I had my first glimpse of the loft several days earlier, when I got in with the help of the ASPCA--hopefully to find our cat. We saw no sign of him then, and were only allowed about 4 minutes to search. It was so overwhelming and disorienting, I pretty much restricted my search to the most protected area--a back bedroom farthest away from the blast. In that short time, I wasn’t even capable of wading through the debris to see the entire loft. By today, I was a little better prepared psychologically. But even as we walked in through the door, all the cops’ jaws dropped simultaneously, and the only words I heard were “Ohhhhhh, my Gawwwwwd!!” (These are veteran NYC police, and they’ve seen a lot, including being on duty in this war-ravaged area downtown.) They were stunned at the destruction inside, but I, having already been through the initial shock, was better fortified and could see things in a more positive light. I started noticing some paintings and cabinets that obviously weren’t destroyed, despite being covered in a blanket of thick gray dust. As long as the glass hadn’t broken into the paintings, there’s a good chance they can be cleaned up intact. Closed containers and cabinets may have also withstood the ubiquitous dust and flying debris. The floor is stratified in layers: glass on the bottom, then a thick layer of dust, followed by miscellaneous trash, millions of papers, and another few layers of dust on top. It will get worse with more dust and wind and rain coming in through the broken windows, and there may well be a layer of snow on top of everything inside before we can tackle the cleanup. Meanwhile, the mountain of twisted wreckage and the skeletal remains of the towers continue to smolder, eight days later. In some ways I wish it would snow tomorrow and cover the whole ruins in a pure white, natural blanket. No one is left alive in the blast zone now, but we are alive, and I have to keep reminding myself that as I stumble back through the streets in a daze. Every once in awhile a breeze whisks across the wreckage, delivering the horrible scent of death. Maybe it will snow early this year. . .

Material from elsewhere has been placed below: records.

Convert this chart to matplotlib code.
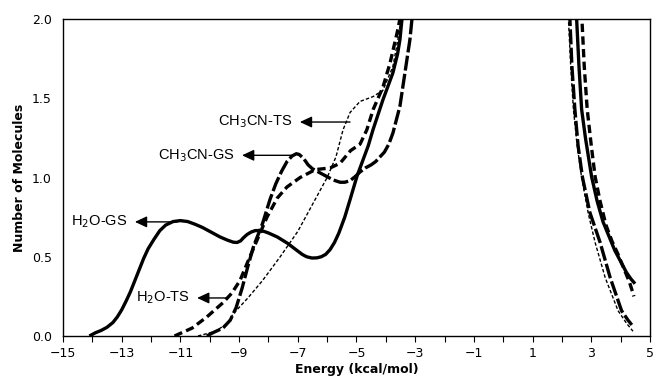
import matplotlib
matplotlib.use("Agg")
import matplotlib.pyplot as plt
import numpy as np

# H2O-GS (thick solid): low-energy branch and high-energy branch
h2o_gs_x = [-14.1, -13.9, -13.7, -13.5, -13.3, -13.15, -13.0, -12.85, -12.7, -12.55,
            -12.4, -12.25, -12.1, -11.9, -11.7, -11.5, -11.25, -11.0, -10.75, -10.5,
            -10.25, -10.0, -9.65, -9.4, -9.2, -9.07, -8.95, -8.85, -8.73, -8.6,
            -8.45, -8.3, -8.15, -8.0, -7.7, -7.35, -7.03, -6.85, -6.7, -6.52,
            -6.35, -6.2, -6.05, -5.9, -5.75, -5.6, -5.4, -5.22, -4.98, -4.78,
            -4.6, -4.44, -4.1, -3.76, -3.6, -3.52, -3.45, -3.42]
h2o_gs_y = [0.0, 0.02, 0.035, 0.055, 0.085, 0.12, 0.165, 0.22, 0.28, 0.35,
            0.42, 0.49, 0.55, 0.61, 0.665, 0.70, 0.722, 0.728, 0.722, 0.705,
            0.685, 0.66, 0.625, 0.605, 0.592, 0.59, 0.60, 0.62, 0.64, 0.655,
            0.665, 0.665, 0.66, 0.65, 0.625, 0.585, 0.54, 0.515, 0.50, 0.492,
            0.493, 0.50, 0.515, 0.545, 0.59, 0.65, 0.75, 0.86, 1.01, 1.11,
            1.20, 1.30, 1.49, 1.66, 1.78, 1.87, 2.0, 2.05]
h2o_gs_xr = [2.48, 2.5, 2.58, 2.67, 2.8, 3.01, 3.2, 3.4, 3.6, 3.8, 4.0, 4.2, 4.35, 4.49]
h2o_gs_yr = [2.05, 2.0, 1.7, 1.43, 1.25, 1.005, 0.85, 0.72, 0.63, 0.54, 0.47, 0.40, 0.36, 0.33]

# CH3CN-GS (long dash)
ch3cn_gs_x = [-10.1, -9.9, -9.55, -9.3, -9.1, -8.9, -8.7, -8.5, -8.2, -7.95,
              -7.75, -7.55, -7.37, -7.2, -7.05, -6.95, -6.8, -6.65, -6.5, -6.3,
              -6.0, -5.8, -5.56, -5.4, -5.22, -5.05, -4.88, -4.7, -4.5, -4.35,
              -4.2, -4.05, -3.9, -3.76, -3.52, -3.35, -3.18, -3.11, -3.08]
ch3cn_gs_y = [0.0, 0.02, 0.05, 0.10, 0.18, 0.30, 0.44, 0.57, 0.71, 0.86,
              0.96, 1.04, 1.10, 1.135, 1.15, 1.145, 1.12, 1.08, 1.055, 1.035,
              1.005, 0.985, 0.97, 0.97, 0.98, 1.005, 1.035, 1.06, 1.08, 1.10,
              1.13, 1.16, 1.21, 1.28, 1.45, 1.66, 1.87, 2.0, 2.05]
ch3cn_gs_xr = [2.25, 2.27, 2.34, 2.44, 2.55, 2.7, 2.95, 3.3, 3.64, 4.03, 4.25, 4.38]
ch3cn_gs_yr = [2.05, 2.0, 1.7, 1.43, 1.2, 1.0, 0.78, 0.59, 0.37, 0.16, 0.10, 0.07]

# H2O-TS (medium dash)
h2o_ts_x = [-11.2, -10.6, -10.1, -9.55, -9.25, -8.97, -8.7, -8.4, -8.05, -7.7,
            -7.37, -6.92, -6.4, -5.9, -5.56, -5.2, -4.88, -4.65, -4.43, -4.1,
            -3.86, -3.62, -3.52, -3.49]
h2o_ts_y = [0.0, 0.05, 0.12, 0.21, 0.27, 0.35, 0.47, 0.60, 0.75, 0.87,
            0.94, 1.0, 1.05, 1.06, 1.09, 1.17, 1.21, 1.30, 1.43, 1.57,
            1.72, 1.91, 2.0, 2.05]
h2o_ts_xr = [2.66, 2.68, 2.76, 2.86, 3.0, 3.13, 3.3, 3.5, 3.7, 3.9, 4.1, 4.3, 4.42, 4.45]
h2o_ts_yr = [2.05, 2.0, 1.7, 1.43, 1.2, 1.005, 0.85, 0.70, 0.60, 0.52, 0.43, 0.34, 0.27, 0.25]

# CH3CN-TS (fine dash)
ch3cn_ts_x = [-10.4, -9.8, -9.4, -9.2, -8.7, -8.2, -7.6, -7.0, -6.5, -6.0,
              -5.7, -5.46, -5.22, -4.88, -4.44, -4.1, -3.76, -3.59, -3.48, -3.45]
ch3cn_ts_y = [0.0, 0.03, 0.08, 0.14, 0.24, 0.35, 0.50, 0.66, 0.83, 1.0,
              1.13, 1.30, 1.41, 1.48, 1.51, 1.55, 1.70, 1.87, 2.0, 2.05]
ch3cn_ts_xr = [2.2, 2.22, 2.3, 2.39, 2.52, 2.67, 2.9, 3.13, 3.47, 3.91, 4.2, 4.42]
ch3cn_ts_yr = [2.05, 2.0, 1.7, 1.43, 1.2, 1.0, 0.77, 0.59, 0.37, 0.16, 0.08, 0.03]

# annotation labels: (text, arrow tail on curve x, arrow tip x, y)
labels = ["CH$_3$CN-TS", "CH$_3$CN-GS", "H$_2$O-GS", "H$_2$O-TS"]
label_tail_x = [-5.22, -7.10, -11.12, -9.41]
label_tip_x = [-6.93, -8.90, -12.55, -10.43]
label_y = [1.35, 1.14, 0.72, 0.24]


def join(xl, yl, xr, yr):
    return np.r_[xl, np.nan, xr], np.r_[yl, np.nan, yr]


fig = plt.figure(figsize=(6.54, 3.83), dpi=100)
ax = fig.add_axes([0.0963, 0.1227, 0.8976, 0.8277])

x, y = join(h2o_gs_x, h2o_gs_y, h2o_gs_xr, h2o_gs_yr)
ax.plot(x, y, color='k', lw=2.4, solid_capstyle='butt', solid_joinstyle='round')

x, y = join(ch3cn_gs_x, ch3cn_gs_y, ch3cn_gs_xr, ch3cn_gs_yr)
ax.plot(x, y, color='k', lw=2.4, dashes=(4.5, 1.0))

x, y = join(h2o_ts_x, h2o_ts_y, h2o_ts_xr, h2o_ts_yr)
ax.plot(x, y, color='k', lw=2.4, dashes=(2.5, 1.3))

x, y = join(ch3cn_ts_x, ch3cn_ts_y, ch3cn_ts_xr, ch3cn_ts_yr)
ax.plot(x, y, color='k', lw=1.0, dashes=(2.5, 1.5))

for txt, xt, xh, yy in zip(labels, label_tail_x, label_tip_x, label_y):
    ax.annotate('', xy=(xh, yy), xytext=(xt, yy),
                arrowprops=dict(arrowstyle='-|>,head_length=0.6,head_width=0.28',
                                color='k', lw=1.0, mutation_scale=12,
                                shrinkA=0, shrinkB=0))
    ax.text(xh - 0.25, yy, txt, ha='right', va='center',
            family='Liberation Sans', fontsize=10.5)

ax.set_xlim(-15, 5)
ax.set_ylim(0, 2.0)
ax.set_xticks(np.arange(-15, 6, 2))
ax.set_xticks(np.arange(-14, 5, 2), minor=True)
ax.set_yticks([0.0, 0.5, 1.0, 1.5, 2.0])
ax.set_yticklabels(['0.0', '0.5', '1.0', '1.5', '2.0'])
ax.tick_params(axis='x', which='both', direction='out', length=4, width=0.8,
               labelsize=9, pad=4)
ax.tick_params(axis='y', length=0, labelsize=9, pad=8)
for s in ax.spines.values():
    s.set_linewidth(1.0)

ax.set_xlabel('Energy (kcal/mol)', fontsize=9, fontweight='bold', labelpad=2)
ax.set_ylabel('Number of Molecules', fontsize=9, fontweight='bold', labelpad=4)

plt.savefig("out.png", dpi=100)
plt.close()
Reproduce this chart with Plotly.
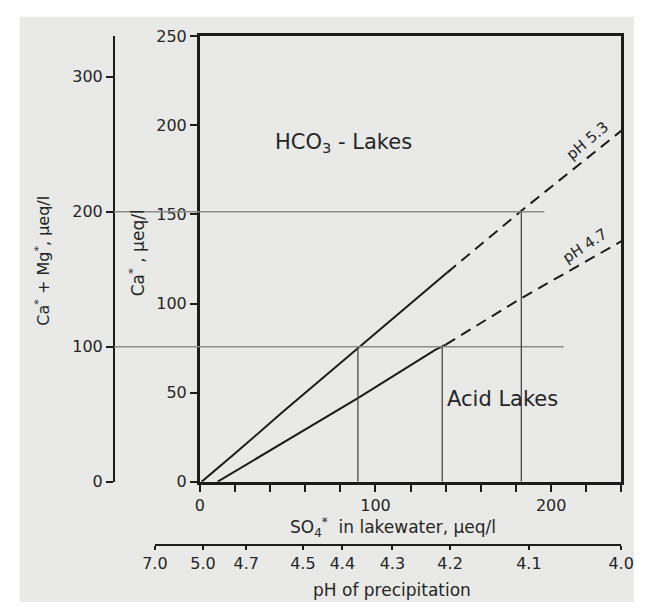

Part II: Fine Particulate Matter


For my third trip inside “the red zone” (ground zero) to our loft, the objective was to bring out two large rolling trunks, still packed with Sandy’s silk garments from the previous craft show--and whatever else I could carry out. Since the trunks had been closed, we thought the contents inside would be undamaged, despite the layers of dust and debris that covered them. The idea was to get them down the four flights of stairs and just roll them down Greenwich Street the seven blocks to where the van had been parked since September 9. Fortunately, that parking garage was just outside the southern perimeter, and I’d already checked on the truck to determine that it was undamaged. It would be a little tricky to get the vehicle out of the area, where anything other than emergency vehicles are still prohibited, but she felt confident that she could do the show if she just had those trunks, and we knew there was a lot of other booth equipment in the van. Somehow we would get the van out; for now I was just taking it one step at a time.